## BEGIN STORED DATA

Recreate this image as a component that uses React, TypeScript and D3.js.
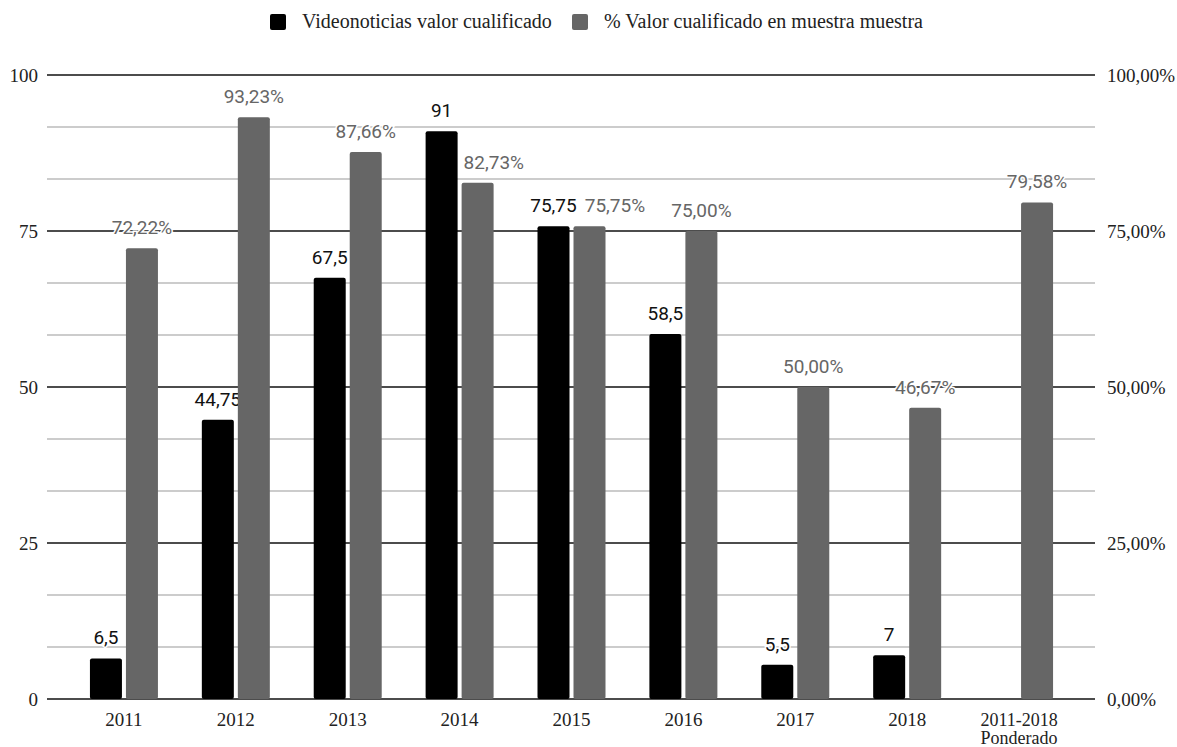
import React from "react";
import * as d3 from "d3";

const categories = ["2011", "2012", "2013", "2014", "2015", "2016", "2017", "2018", "2011-2018|Ponderado"];
const videonoticias: (number | null)[] = [6.5, 44.75, 67.5, 91, 75.75, 58.5, 5.5, 7, null];
const porcentaje: number[] = [72.22, 93.23, 87.66, 82.73, 75.75, 75.0, 50.0, 46.67, 79.58];
const leftTicks = [0, 25, 50, 75, 100];
const seriesNames = ["Videonoticias valor cualificado", "% Valor cualificado en muestra muestra"];

const W = 1177, H = 747;
const plotLeft = 47, plotRight = 1095;
const serif = "'Liberation Serif', 'Times New Roman', serif";
const sans = "Roboto, 'Noto Sans', sans-serif";
const labelFont = 19;

const fmt = (v: number, d: number) => v.toFixed(d).replace(".", ",");
const fmtVal = (v: number) => (Number.isInteger(v) ? String(v) : String(v).replace(".", ","));

let ctx: CanvasRenderingContext2D | null = null;
function measure(s: string) {
  if (!ctx) ctx = document.createElement("canvas").getContext("2d");
  if (!ctx) return s.length * labelFont * 0.55;
  ctx.font = `${labelFont}px Roboto`;
  return ctx.measureText(s).width;
}

export default function App() {
  const y = d3.scaleLinear().domain([0, 100]).range([699, 75]);
  const x = d3.scaleBand().domain(categories).range([68, 1075]).paddingInner(0).paddingOuter(0);
  const barW = 32, gap = 4, lift = 14;
  const gridVals = d3.range(0, 100.001, 100 / 12);
  const grey = "#666666";

  return (
    <svg width={W} height={H} style={{ display: "block", position: "absolute", left: 0, top: 0 }}>
      <rect width={W} height={H} fill="#fff" />
      {/* legend */}
      <rect x={270} y={14} width={16} height={16} rx={2} fill="#000" />
      <text x={302} y={28} fontFamily={serif} fontSize={20} fill="#222">{seriesNames[0]}</text>
      <rect x={572} y={14} width={16} height={16} rx={2} fill={grey} />
      <text x={604} y={28} fontFamily={serif} fontSize={20} fill="#222">{seriesNames[1]}</text>

      {/* grid */}
      {gridVals.map((v, i) => {
        const major = i % 3 === 0;
        return (
          <line key={i} x1={plotLeft} x2={plotRight} y1={y(v)} y2={y(v)}
            stroke={major ? "#111" : "#9a9a9a"} strokeWidth={major ? 1.4 : 1.1} />
        );
      })}
      {leftTicks.map((t) => (
        <g key={t}>
          <text x={38} y={y(t) + 6.5} textAnchor="end" fontFamily={serif} fontSize={19} fill="#222">{t}</text>
          <text x={1107} y={y(t) + 6.5} textAnchor="start" fontFamily={serif} fontSize={19} fill="#222">{fmt(t, 2)}%</text>
        </g>
      ))}

      {/* bars */}
      {categories.map((c, i) => {
        const cx = (x(c) as number) + x.bandwidth() / 2;
        const v1 = videonoticias[i];
        const v2 = porcentaje[i];
        const bx1 = cx - gap / 2 - barW;
        const bx2 = cx + gap / 2;
        let l1Right = -Infinity;
        let l1 = "";
        if (v1 !== null) {
          l1 = fmtVal(v1);
          l1Right = bx1 + barW / 2 + measure(l1) / 2;
        }
        const l2 = `${fmt(v2, 2)}%`;
        const w2 = measure(l2);
        let l2Left = bx2 + barW / 2 - w2 / 2;
        const l2Base = y(v2) - lift;
        if (v1 !== null) {
          const blackTop = y(v1);
          const l1Base = blackTop - lift;
          if (l2Base > blackTop && l2Left < bx1 + barW + 6) l2Left = bx1 + barW + 6;
          if (Math.abs(l2Base - l1Base) < labelFont && l2Left < l1Right + 8) l2Left = l1Right + 8;
        }
        const lines = c.split("|");
        return (
          <g key={c}>
            {v1 !== null && (
              <>
                <rect x={bx1} y={y(v1)} width={barW} height={y(0) - y(v1)} rx={2} fill="#000" />
                <text x={bx1 + barW / 2} y={y(v1) - lift} textAnchor="middle" fontFamily={sans} fontSize={labelFont}
                  fill="#111" stroke="#fff" strokeWidth={3} paintOrder="stroke">{l1}</text>
              </>
            )}
            <rect x={bx2} y={y(v2)} width={barW} height={y(0) - y(v2)} rx={2} fill={grey} />
            <text x={l2Left} y={l2Base} textAnchor="start" fontFamily={sans} fontSize={labelFont}
              fill={grey} stroke="#fff" strokeWidth={3} paintOrder="stroke">{l2}</text>
            <text x={cx} y={726} textAnchor="middle" fontFamily={serif} fontSize={lines.length > 1 ? 18 : 19} fill="#222">
              {lines.map((line, j) => (
                <tspan key={j} x={cx} dy={j === 0 ? 0 : 18}>{line}</tspan>
              ))}
            </text>
          </g>
        );
      })}
    </svg>
  );
}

## END STORED DATA

[GIVEN TASK]
Write out each line of the listing above, exactly, from its first line to the line holding "import * as", inclusive. Skip the pictures.

[OUTPUT FOR THIS TASK]
Recreate this image as a component that uses React, TypeScript and D3.js.
import React from "react";
import * as d3 from "d3";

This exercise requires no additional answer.